Celebrate yourself more often. Here’s why.

We are so hard on ourselves.

Photo by Sydney Rae.

I realise this every time I talk to my friends, connect with strangers and oftentimes when the voice in my head is conducting yet another assessment of my progress. Our obsession with the ‘next thing’ is the thief that’s shifting our attention from focusing on the here and now. I grew up being a very ambitious child. I always wanted more for myself and expected myself to do more. I was to always stand out, I promised myself in the face of being ‘other’ and the homophobic comments and treatment that seemed to declare my status a secondary human.

Like many, academic excellence became my claim to being a first-class and thus a legitimate human being. The constant desire to ‘do more in order to be more’ unfortunately meant I was never enough. Nothing I did was ever enough because there is always the next thing to do. The thing is, I read a lot of motivational books that made it okay to never be enough after all ‘not being enough’ is the reason we are constantly pushing ourselves to be better.

However, the struggles of being an adult have shown me that life is tough enough without needing any help from me, particularly being a black gay man trying to find his place in this world that’s constantly reminding me of how out place I am. I am learning daily that it is not necessary for me to add any salt to the inflicting that life can be. In an effort to live a joyful and meaningful life, I am learning the importance of celebrating the smallest milestones in our evolving lives and the moving through the world knowing that we are inherently good, accolades or not.

It hasn’t been tradition in my life to give myself a decent pat on the back for having made progress, for taking that first step and oftentimes achieving that goal. Every time a part of me is inclined to celebrate the smallest milestone, I find myself shying away from celebrating for fear that I’ll be complacent with a small milestone and think that I’ve made it and never achieve anything bigger. In my efforts to be kinder to myself over the years, I have that nothing could be further from the truth. Celebrating the smallest milestones gives me the confidence and courage to keep ploughing ahead in the face of life’s challenges.

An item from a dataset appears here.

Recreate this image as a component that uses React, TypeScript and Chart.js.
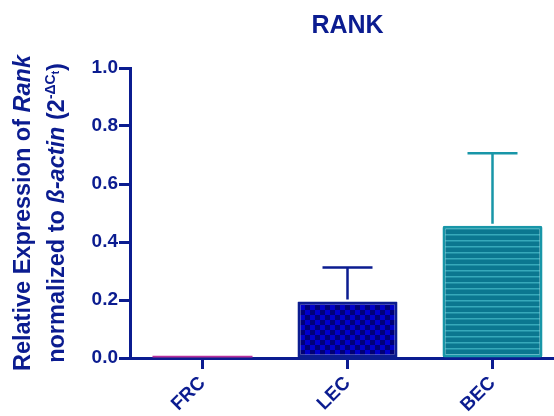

The more I think of myself as being enough, as being inherently good and deserving of a good life regardless of my accolades, the less fearful I am to dream and set goals. The danger with the idea that you have to ‘do more in order to be more’ is that your personhood becomes dependent on accolades and that pressure can be soul crushing. I am learning to operate from a place of being enough and operating with the knowledge that I matter regardless.

So here’s to celebrating the milestones that have led to where we are now. If it’s not the most idea place, it’s almost always better than some point in your life and that’s still worth celebrating. More and more, I am becoming comfortable with the idea that I can do more without having to break myself down first. I am learning to build my personhood on the foundation that I am good and that it can only get better from here. Not the other way around.

All of this to say to you, celebrate yourself more. Celebrate the evolution of who you are, who have been and who you are becoming. The uniqueness of your story is nothing to be taken for granted. Celebrate your progress, however small, more than you point out your shortcomings. No one is all evil. Find that glimmer of light in you and let yourself lean towards it. Do things that make you happy and go out of your way to be grateful for the smallest things. Instead of being passive agents in the progression of our lives, how about we learn, with each day, to see ourselves as active agents who are co-creating a unique force of nature that is me along with the universe that has aligned stars and people in ways that are beyond our knowledge and control. I am grateful for who I am becoming and am excited to participate in that process.